Warum kein Freispruch? Weil sich Herr Richter Retnak dann mit den Aussagen der beiden Polizeibeamten hätte auseinandersetzen müssen. Schwarz auf weiß hätte er dann aufschreiben müssen, dass einem Polizeibeamten nicht mehr geglaubt werden kann als jedem anderen Zeugen. Wenn überhaupt. Und was jeder andere Zeuge taugt, hatte Egon Schneider schon vor Langem treffend formuliert: „Die Zeugenaussage ist das praktisch wichtigste und zugleich mit Abstand schlechteste Beweismittel.“ Mit einem Freispruch hätte Herr Retnak daher, wie gesagt, an den Grundfesten des Gerichts gerüttelt, in dem er sein Brot verdient. Und das wäre nun wirklich zu viel verlangt gewesen.
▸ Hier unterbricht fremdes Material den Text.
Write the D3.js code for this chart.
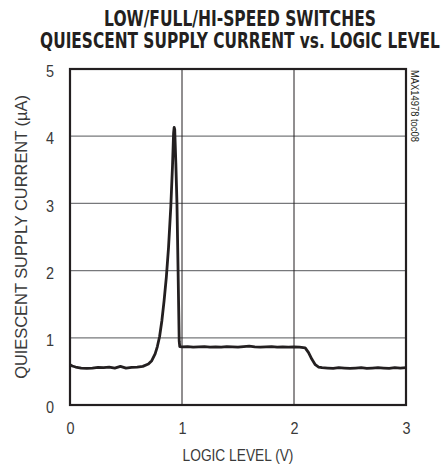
<!DOCTYPE html>
<html><head><meta charset="utf-8">
<script src="https://cdn.jsdelivr.net/npm/d3@7"></script>
<style>body{margin:0;background:#fff}svg{display:block}</style>
</head><body><svg id="c" width="444" height="468"></svg>
<script>
const titleLines = ["LOW/FULL/HI-SPEED SWITCHES", "QUIESCENT SUPPLY CURRENT vs. LOGIC LEVEL"];
const xLabel = "LOGIC LEVEL (V)";
const yLabel = "QUIESCENT SUPPLY CURRENT (\u00b5A)";
const sideNote = "MAX14978 toc08";
const xTicks = [0, 1, 2, 3];
const yTicks = [0, 1, 2, 3, 4, 5];
const logicLevel = [0, 0.02, 0.05, 0.1, 0.15, 0.2, 0.25, 0.3, 0.35, 0.4, 0.45, 0.5, 0.55, 0.6, 0.65, 0.7, 0.73, 0.76, 0.78, 0.8, 0.82, 0.84, 0.86, 0.88, 0.9, 0.915, 0.925, 0.93, 0.935, 0.945, 0.955, 0.965, 0.975, 0.98, 1.0, 1.05, 1.1, 1.15, 1.2, 1.25, 1.3, 1.35, 1.4, 1.45, 1.5, 1.55, 1.6, 1.65, 1.7, 1.75, 1.8, 1.85, 1.9, 1.95, 2.0, 2.05, 2.1, 2.13, 2.16, 2.19, 2.22, 2.25, 2.3, 2.35, 2.4, 2.45, 2.5, 2.55, 2.6, 2.65, 2.7, 2.75, 2.8, 2.85, 2.9, 2.95, 3.0];
const current = [0.60, 0.58, 0.565, 0.55, 0.545, 0.55, 0.56, 0.555, 0.565, 0.55, 0.575, 0.55, 0.56, 0.565, 0.575, 0.61, 0.66, 0.76, 0.87, 1.02, 1.25, 1.55, 1.9, 2.35, 2.95, 3.55, 4.05, 4.13, 4.1, 3.6, 3.0, 2.0, 0.95, 0.87, 0.865, 0.87, 0.86, 0.865, 0.87, 0.86, 0.865, 0.86, 0.87, 0.865, 0.86, 0.87, 0.875, 0.865, 0.86, 0.865, 0.87, 0.86, 0.865, 0.86, 0.865, 0.86, 0.85, 0.78, 0.68, 0.6, 0.565, 0.555, 0.55, 0.545, 0.555, 0.55, 0.545, 0.55, 0.555, 0.545, 0.55, 0.555, 0.55, 0.545, 0.555, 0.55, 0.555];

const svg = d3.select("#c");
const m = {l: 70, r: 406, t: 69, b: 405};
const x = d3.scaleLinear().domain([0, 3]).range([m.l, m.r]);
const y = d3.scaleLinear().domain([0, 5]).range([m.b, m.t]);
const font = "'Liberation Sans',Arial,sans-serif";
const ink = "#231f20";

// squeeze a text horizontally (in its own frame) to a target width
function squeeze(sel, tx, ty, rot, target) {
  const w = sel.node().getComputedTextLength();
  const s = Math.min(1, target / w);
  sel.attr("transform", `translate(${tx},${ty}) rotate(${rot}) scale(${s},1)`);
}

// title
const tw = [272, 400];
titleLines.forEach((t, i) => {
  const el = svg.append("text").attr("x", 0).attr("y", 0)
    .attr("text-anchor", "middle").attr("font-family", "'DejaVu Sans',sans-serif").attr("font-weight", "bold")
    .attr("font-size", 21).attr("fill", ink).text(t);
  squeeze(el, 240, 26 + i * 22, 0, tw[i]);
});

// gridlines
svg.append("g").selectAll("line").data(yTicks.slice(1, -1)).join("line")
  .attr("x1", m.l).attr("x2", m.r).attr("y1", d => y(d)).attr("y2", d => y(d))
  .attr("stroke", "#77787b").attr("stroke-width", 1.2);
svg.append("g").selectAll("line").data(xTicks.slice(1, -1)).join("line")
  .attr("y1", m.t).attr("y2", m.b).attr("x1", d => x(d)).attr("x2", d => x(d))
  .attr("stroke", ink).attr("stroke-width", 1);

// frame
svg.append("rect").attr("x", m.l).attr("y", m.t).attr("width", m.r - m.l).attr("height", m.b - m.t)
  .attr("fill", "none").attr("stroke", ink).attr("stroke-width", 2.2);

// tick labels via d3 axes (no tick lines)
const xa = d3.axisBottom(x).tickValues(xTicks).tickSize(0).tickPadding(0).tickFormat(d3.format("d"));
const gx = svg.append("g").attr("transform", `translate(0,${m.b + 29})`).call(xa);
gx.select(".domain").remove();
gx.selectAll("text").attr("font-family", font).attr("font-size", 17).attr("fill", "#3a3a3a")
  .attr("dy", 0).attr("transform", "scale(0.85,1)").attr("x", function(d) { return 0; });
gx.selectAll(".tick").each(function() {
  d3.select(this).select("text").attr("transform", "scale(0.85,1)");
});

const ya = d3.axisLeft(y).tickValues(yTicks).tickSize(0).tickPadding(0).tickFormat(d3.format("d"));
const gy = svg.append("g").attr("transform", `translate(${m.l - 16},0)`).call(ya);
gy.select(".domain").remove();
gy.selectAll("text").attr("font-family", font).attr("font-size", 17).attr("fill", "#3a3a3a")
  .attr("dy", "0.45em").attr("x", 0).attr("transform", "scale(0.85,1)");

// axis titles
const xl = svg.append("text").attr("text-anchor", "middle")
  .attr("font-family", font).attr("font-size", 17).attr("fill", "#3a3a3a").text(xLabel);
squeeze(xl, 238, 461, 0, 111);
const yl = svg.append("text").attr("text-anchor", "middle")
  .attr("font-family", font).attr("font-size", 17).attr("fill", "#3a3a3a").text(yLabel);
squeeze(yl, 27, (m.t + m.b) / 2, -90, 284);

// side note
const sn = svg.append("text").attr("text-anchor", "start")
  .attr("font-family", font).attr("font-size", 10).attr("fill", ink).text(sideNote);
squeeze(sn, 411, 70, 90, 72);

// curve
const line = d3.line().x((d, i) => x(logicLevel[i])).y(d => y(d));
svg.append("path").datum(current).attr("d", line).attr("fill", "none")
  .attr("stroke", ink).attr("stroke-width", 2.8).attr("stroke-linejoin", "round");
</script></body></html>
Bleibt noch eine Frage unbeantwortet, die Frage von Richter Retnak: „Warum sollte ein Polizeibeamter das Gericht belügen?“ Spätestens seit der hysterischen Reaktion der Deutschen Polizeigewerkschaft und des Bundes Deutscher Kriminalbeamter auf die Verurteilung Wolfgang Daschners, der als Vizepräsident der Frankfurter Polizei einem Verdächtigen Folter angedroht hatte, wissen wir, was Polizeibeamte von Gesetzen, Rechtsprinzipien, Grundrechten u. dgl. halten: nicht sehr viel. Wahrheitsgemäße Aktenvermerke anzufertigen und als Zeuge wahrheitsgemäß Auskunft zu geben, führt – vor allem natürlich mit Hilfe anwaltlicher Tricks – am Ende nur zu etwas, was zwar dem Buchstaben des Gesetzes entspricht, in der Welt eines deutschen Polizeibeamten aber schieres Unrecht darstellt. Um dem entgegenzuwirken, ist es nötig, vor Gericht die Wahrheit ein wenig zu biegen. Ein Pkw, der zwischendurch 2-mal aus den Augen verloren und deshalb möglicherweise verwechselt worden ist, kommt in einer solchen Wahrheit nicht vor. Die Welt vor fintenreichen Anwälten und gesetzestreuen Richtern zu bewahren (bzw. vor „fatalen Konsequenzen“, wie sie Klaus Jensen vom Bund Deutscher Kriminalbeamter vom Urteil gegen seinen Kollegen Daschner erwartet) – allein dieser Aufgabe sieht sich ein Polizeibeamter verpflichtet, wenn er als Zeuge vor Gericht aussagt. Am Ende, Herr Retnak, sprechen Sie deshalb nicht Recht, sondern nur das, was ihr polizeilicher Zeuge für Recht hält.